(begin)

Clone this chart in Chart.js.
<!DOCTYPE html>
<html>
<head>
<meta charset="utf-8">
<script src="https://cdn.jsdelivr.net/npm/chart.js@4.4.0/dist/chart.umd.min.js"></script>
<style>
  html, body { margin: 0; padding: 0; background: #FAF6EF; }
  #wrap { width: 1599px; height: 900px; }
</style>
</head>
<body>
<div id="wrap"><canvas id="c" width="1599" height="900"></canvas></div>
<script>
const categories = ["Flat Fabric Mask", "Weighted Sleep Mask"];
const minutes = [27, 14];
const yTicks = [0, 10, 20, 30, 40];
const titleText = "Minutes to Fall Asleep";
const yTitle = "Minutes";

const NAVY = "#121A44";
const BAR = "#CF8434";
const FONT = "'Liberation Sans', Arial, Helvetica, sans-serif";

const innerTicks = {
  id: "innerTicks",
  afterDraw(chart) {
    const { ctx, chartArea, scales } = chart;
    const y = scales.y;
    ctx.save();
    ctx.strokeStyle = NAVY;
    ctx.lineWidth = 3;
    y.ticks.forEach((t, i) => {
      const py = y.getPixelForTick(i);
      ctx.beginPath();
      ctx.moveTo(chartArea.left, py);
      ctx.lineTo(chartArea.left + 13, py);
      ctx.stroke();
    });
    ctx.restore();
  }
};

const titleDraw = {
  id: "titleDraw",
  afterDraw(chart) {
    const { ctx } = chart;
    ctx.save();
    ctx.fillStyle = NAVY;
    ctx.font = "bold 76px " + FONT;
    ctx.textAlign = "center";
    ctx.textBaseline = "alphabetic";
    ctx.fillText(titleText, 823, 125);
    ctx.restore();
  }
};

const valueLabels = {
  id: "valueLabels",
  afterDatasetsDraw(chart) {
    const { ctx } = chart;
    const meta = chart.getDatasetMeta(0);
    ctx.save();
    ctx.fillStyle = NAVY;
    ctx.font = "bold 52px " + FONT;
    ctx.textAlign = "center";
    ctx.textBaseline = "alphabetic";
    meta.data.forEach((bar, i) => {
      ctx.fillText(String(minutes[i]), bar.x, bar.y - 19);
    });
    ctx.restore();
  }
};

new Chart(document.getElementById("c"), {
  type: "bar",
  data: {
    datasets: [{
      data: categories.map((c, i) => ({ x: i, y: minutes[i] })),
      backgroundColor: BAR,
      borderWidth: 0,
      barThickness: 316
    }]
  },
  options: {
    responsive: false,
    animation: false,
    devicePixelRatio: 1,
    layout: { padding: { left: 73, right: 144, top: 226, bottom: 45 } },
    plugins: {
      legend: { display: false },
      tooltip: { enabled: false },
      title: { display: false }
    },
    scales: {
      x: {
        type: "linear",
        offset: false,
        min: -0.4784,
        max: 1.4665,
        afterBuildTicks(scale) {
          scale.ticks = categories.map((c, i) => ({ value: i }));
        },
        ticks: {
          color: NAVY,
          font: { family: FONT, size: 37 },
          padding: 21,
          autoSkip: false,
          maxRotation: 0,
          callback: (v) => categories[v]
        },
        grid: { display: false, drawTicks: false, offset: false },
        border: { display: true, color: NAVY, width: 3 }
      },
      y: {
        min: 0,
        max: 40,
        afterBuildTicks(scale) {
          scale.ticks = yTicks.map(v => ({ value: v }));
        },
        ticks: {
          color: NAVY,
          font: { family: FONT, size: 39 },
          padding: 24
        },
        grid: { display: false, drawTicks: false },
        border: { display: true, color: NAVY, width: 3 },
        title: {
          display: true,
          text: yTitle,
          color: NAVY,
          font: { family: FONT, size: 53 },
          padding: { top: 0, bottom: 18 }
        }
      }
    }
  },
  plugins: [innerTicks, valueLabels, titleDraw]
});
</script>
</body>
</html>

(end)
(begin)

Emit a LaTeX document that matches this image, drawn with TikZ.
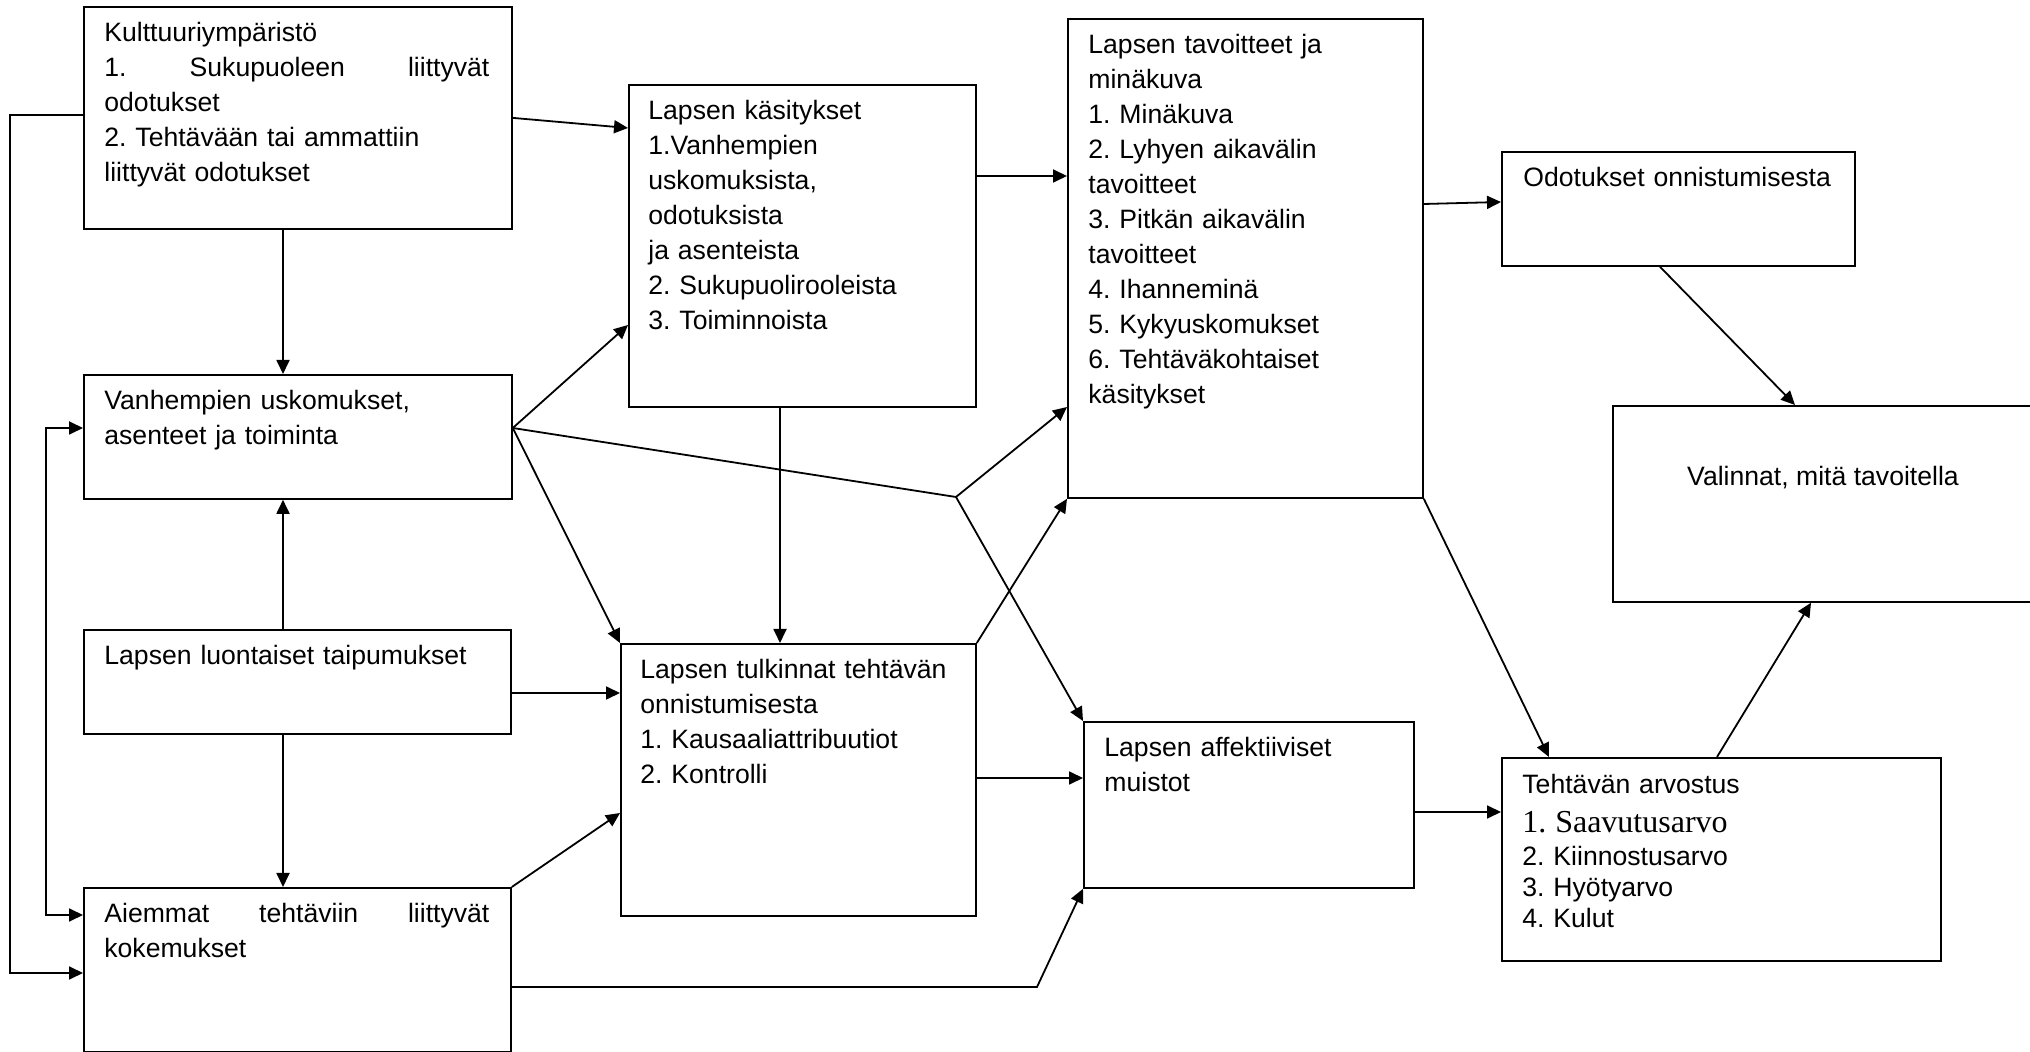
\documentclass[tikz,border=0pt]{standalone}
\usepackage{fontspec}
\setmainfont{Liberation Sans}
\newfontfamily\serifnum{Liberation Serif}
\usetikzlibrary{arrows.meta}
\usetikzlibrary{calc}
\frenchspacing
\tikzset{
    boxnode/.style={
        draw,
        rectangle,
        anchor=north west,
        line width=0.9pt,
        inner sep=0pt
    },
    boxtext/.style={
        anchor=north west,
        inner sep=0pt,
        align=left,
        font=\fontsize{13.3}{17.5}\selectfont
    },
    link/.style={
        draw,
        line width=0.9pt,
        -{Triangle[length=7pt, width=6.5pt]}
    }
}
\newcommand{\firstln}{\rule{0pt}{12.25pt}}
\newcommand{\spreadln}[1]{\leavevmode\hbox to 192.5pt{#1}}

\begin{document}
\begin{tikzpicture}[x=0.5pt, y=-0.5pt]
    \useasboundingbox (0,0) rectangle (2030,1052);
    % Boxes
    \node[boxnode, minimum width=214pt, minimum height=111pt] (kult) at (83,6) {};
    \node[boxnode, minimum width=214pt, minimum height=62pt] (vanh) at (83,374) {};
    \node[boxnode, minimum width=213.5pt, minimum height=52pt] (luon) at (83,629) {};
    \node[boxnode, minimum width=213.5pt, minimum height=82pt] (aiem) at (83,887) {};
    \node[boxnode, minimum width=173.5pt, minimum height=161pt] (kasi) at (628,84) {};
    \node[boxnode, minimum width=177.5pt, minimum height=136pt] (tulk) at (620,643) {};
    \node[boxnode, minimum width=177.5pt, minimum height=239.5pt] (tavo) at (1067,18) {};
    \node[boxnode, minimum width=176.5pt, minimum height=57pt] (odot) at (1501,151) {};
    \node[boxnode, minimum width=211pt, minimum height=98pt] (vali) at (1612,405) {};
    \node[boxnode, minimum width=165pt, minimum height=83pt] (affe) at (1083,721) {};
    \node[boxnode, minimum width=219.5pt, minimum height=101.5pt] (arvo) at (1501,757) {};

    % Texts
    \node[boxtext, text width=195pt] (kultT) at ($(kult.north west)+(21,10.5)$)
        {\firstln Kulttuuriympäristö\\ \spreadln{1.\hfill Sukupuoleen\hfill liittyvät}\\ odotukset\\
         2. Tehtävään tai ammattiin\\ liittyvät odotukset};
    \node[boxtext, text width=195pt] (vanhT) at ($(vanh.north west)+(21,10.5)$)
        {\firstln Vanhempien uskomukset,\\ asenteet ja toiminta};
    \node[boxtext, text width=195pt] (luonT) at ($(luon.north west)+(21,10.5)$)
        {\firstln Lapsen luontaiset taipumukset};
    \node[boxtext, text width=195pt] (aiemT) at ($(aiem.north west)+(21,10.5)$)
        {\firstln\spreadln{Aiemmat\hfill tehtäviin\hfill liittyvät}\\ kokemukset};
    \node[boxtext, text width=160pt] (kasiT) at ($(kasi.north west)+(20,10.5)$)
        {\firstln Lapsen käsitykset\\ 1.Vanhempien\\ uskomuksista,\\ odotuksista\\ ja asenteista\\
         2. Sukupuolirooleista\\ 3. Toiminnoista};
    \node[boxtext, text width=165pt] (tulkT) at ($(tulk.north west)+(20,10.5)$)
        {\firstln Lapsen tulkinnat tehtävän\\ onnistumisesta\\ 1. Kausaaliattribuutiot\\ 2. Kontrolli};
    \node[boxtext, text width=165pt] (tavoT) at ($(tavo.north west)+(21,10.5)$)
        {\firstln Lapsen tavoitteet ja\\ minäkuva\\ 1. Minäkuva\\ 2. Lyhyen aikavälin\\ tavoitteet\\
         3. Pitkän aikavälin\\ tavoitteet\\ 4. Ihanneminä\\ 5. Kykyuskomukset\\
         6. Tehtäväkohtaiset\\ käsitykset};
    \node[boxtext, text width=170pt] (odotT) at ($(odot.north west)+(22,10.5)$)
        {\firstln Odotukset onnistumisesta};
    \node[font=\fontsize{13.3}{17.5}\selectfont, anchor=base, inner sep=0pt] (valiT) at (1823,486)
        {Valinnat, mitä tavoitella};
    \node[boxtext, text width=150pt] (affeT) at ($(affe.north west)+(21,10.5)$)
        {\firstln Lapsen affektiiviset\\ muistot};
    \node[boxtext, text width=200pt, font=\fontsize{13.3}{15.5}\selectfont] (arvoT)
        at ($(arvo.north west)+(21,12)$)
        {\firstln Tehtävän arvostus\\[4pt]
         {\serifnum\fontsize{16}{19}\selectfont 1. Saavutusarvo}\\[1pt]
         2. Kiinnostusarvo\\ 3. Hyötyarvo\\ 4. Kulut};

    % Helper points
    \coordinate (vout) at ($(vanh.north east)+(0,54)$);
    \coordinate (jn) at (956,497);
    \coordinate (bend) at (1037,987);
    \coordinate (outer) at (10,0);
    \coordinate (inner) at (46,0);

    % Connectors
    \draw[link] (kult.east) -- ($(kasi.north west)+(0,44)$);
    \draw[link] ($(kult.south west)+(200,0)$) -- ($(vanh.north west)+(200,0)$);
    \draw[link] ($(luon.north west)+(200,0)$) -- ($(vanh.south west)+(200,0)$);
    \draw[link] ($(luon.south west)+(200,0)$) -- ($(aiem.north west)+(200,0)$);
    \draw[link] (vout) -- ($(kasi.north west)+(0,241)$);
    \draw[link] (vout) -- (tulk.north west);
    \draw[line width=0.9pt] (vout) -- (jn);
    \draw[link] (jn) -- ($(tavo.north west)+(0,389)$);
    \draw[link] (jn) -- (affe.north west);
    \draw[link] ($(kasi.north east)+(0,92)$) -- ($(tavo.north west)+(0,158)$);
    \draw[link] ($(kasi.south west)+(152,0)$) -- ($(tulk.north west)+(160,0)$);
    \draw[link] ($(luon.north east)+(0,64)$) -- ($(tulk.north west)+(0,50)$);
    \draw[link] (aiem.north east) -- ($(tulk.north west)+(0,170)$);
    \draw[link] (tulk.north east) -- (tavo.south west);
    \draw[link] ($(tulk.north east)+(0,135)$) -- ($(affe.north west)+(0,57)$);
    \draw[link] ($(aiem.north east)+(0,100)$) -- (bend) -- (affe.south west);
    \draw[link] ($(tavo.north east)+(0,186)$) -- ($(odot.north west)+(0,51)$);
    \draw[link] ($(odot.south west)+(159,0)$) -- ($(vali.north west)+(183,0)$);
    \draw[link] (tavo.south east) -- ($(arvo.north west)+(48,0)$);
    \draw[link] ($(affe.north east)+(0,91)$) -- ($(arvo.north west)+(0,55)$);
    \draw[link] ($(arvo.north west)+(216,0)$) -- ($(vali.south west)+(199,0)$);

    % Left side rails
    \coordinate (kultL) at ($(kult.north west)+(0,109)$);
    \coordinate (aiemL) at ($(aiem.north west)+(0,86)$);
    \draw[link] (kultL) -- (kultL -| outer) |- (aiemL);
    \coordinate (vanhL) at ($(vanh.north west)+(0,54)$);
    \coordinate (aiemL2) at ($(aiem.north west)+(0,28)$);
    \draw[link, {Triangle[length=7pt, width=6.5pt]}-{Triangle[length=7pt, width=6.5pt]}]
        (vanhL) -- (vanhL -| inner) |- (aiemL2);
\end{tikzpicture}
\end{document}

(end)

OBJECTIVE –
Find how many lines of the listing include the string "this" and give that number, nothing else.

ANSWER TO THE PROBLEM –
2